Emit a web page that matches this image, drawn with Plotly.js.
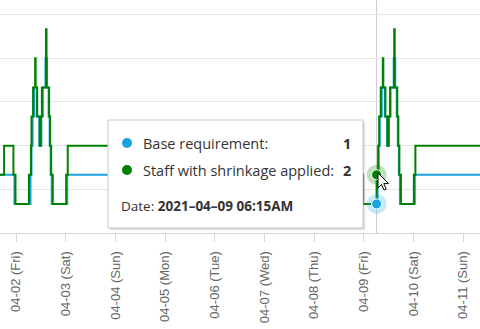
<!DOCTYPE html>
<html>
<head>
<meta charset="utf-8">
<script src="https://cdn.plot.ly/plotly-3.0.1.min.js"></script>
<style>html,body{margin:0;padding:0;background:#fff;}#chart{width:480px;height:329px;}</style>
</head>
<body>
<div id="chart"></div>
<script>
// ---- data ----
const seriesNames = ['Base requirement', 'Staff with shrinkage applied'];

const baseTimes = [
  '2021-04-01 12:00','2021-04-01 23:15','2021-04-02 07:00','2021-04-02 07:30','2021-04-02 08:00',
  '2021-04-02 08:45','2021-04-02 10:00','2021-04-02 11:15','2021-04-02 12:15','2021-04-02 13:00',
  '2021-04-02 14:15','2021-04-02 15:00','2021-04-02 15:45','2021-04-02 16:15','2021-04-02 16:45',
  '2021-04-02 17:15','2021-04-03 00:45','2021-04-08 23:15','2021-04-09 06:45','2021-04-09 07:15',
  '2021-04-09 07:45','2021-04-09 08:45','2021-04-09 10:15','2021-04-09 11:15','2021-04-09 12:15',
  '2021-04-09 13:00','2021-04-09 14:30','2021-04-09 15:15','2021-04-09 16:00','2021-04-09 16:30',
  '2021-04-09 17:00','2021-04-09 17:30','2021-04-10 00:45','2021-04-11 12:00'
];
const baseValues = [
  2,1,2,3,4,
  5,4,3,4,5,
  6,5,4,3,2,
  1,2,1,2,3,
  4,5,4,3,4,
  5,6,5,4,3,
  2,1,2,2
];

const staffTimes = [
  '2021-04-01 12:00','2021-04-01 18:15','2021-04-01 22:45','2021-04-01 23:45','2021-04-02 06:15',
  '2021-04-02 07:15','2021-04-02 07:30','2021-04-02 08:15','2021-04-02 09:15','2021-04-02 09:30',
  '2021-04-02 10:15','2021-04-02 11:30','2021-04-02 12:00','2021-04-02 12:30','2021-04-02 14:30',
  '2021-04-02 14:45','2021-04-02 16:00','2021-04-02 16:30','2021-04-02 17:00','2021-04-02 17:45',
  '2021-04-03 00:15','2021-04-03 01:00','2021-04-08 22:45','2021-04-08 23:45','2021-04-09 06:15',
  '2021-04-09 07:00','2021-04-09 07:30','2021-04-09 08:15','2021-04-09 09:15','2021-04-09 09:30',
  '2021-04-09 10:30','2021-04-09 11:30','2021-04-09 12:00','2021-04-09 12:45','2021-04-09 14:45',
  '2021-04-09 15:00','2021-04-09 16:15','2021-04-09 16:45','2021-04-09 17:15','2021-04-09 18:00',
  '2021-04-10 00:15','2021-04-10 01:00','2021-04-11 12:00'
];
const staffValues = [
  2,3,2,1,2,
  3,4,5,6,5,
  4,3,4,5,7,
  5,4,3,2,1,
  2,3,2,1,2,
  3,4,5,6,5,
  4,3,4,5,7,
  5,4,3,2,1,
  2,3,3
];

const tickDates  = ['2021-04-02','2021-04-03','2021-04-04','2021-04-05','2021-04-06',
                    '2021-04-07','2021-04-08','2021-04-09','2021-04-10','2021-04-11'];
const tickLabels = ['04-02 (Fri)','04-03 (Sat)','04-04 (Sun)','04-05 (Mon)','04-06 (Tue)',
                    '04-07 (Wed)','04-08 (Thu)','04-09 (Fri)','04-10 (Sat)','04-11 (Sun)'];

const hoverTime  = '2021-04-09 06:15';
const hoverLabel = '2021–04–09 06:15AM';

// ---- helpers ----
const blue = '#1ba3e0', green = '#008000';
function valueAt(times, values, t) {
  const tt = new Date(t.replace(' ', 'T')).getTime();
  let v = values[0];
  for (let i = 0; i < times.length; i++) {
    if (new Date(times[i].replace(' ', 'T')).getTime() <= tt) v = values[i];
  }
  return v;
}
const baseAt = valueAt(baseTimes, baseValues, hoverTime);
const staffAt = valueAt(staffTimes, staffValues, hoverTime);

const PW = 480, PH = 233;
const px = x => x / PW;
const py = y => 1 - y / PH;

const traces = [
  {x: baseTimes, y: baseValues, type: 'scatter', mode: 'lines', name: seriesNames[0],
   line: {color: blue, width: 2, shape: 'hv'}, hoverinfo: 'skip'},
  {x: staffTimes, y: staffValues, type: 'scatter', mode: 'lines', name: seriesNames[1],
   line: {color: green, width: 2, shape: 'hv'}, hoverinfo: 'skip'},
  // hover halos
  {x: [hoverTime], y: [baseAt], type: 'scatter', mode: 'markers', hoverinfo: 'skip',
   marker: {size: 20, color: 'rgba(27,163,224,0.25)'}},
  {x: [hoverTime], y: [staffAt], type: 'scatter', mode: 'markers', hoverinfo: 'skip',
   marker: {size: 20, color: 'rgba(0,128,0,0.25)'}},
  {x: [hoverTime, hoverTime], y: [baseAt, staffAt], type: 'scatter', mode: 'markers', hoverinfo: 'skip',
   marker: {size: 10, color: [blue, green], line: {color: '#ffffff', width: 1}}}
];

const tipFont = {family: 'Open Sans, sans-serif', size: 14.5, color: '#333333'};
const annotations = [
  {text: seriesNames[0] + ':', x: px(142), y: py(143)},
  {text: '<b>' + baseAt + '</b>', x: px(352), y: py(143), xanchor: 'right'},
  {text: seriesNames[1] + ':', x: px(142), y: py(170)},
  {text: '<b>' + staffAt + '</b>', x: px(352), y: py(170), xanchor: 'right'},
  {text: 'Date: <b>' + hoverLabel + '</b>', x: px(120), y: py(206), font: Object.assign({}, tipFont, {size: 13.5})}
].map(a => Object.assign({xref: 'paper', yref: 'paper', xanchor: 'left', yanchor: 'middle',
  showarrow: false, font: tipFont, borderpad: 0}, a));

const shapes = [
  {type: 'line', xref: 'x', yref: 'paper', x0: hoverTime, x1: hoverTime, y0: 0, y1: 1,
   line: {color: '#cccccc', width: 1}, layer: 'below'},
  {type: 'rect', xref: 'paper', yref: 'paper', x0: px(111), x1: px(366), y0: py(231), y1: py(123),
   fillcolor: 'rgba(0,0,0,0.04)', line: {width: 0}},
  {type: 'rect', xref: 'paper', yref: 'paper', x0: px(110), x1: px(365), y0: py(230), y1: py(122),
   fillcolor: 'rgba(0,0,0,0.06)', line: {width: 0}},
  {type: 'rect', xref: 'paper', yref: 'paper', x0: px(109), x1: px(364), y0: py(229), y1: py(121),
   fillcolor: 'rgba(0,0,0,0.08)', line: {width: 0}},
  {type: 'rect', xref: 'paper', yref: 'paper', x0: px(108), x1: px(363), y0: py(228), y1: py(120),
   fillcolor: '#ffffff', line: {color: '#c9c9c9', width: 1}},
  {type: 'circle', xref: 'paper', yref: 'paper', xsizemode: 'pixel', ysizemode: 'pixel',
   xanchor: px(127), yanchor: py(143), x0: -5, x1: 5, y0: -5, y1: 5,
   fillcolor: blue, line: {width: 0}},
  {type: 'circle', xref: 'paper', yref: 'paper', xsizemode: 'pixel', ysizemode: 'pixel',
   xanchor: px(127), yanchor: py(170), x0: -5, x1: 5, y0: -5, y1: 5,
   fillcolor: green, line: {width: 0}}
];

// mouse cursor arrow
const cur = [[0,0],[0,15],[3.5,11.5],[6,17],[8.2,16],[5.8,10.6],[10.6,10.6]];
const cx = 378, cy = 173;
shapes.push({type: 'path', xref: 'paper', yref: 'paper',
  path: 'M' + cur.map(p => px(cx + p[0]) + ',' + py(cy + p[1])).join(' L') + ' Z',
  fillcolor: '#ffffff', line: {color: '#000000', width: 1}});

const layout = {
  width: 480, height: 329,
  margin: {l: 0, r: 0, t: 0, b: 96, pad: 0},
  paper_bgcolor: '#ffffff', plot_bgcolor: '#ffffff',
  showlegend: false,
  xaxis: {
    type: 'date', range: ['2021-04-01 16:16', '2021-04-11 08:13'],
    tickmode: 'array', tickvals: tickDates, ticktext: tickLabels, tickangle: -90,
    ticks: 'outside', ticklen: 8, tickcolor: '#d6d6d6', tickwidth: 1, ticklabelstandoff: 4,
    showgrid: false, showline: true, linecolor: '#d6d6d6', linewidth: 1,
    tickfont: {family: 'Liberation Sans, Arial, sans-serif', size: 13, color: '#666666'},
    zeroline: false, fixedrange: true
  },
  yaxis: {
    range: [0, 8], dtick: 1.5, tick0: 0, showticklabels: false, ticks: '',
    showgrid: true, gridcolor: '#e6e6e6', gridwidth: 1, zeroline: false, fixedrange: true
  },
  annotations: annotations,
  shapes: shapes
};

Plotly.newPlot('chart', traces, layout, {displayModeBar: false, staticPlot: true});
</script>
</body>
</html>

### [What the task requires]
Starting at the top of the listing above, reproduce each line up to and including the one with "const seriesNames = ['Base"; omit the pictures.

### [Response to the task]
Emit a web page that matches this image, drawn with Plotly.js.
<!DOCTYPE html>
<html>
<head>
<meta charset="utf-8">
<script src="https://cdn.plot.ly/plotly-3.0.1.min.js"></script>
<style>html,body{margin:0;padding:0;background:#fff;}#chart{width:480px;height:329px;}</style>
</head>
<body>
<div id="chart"></div>
<script>
// ---- data ----
const seriesNames = ['Base requirement', 'Staff with shrinkage applied'];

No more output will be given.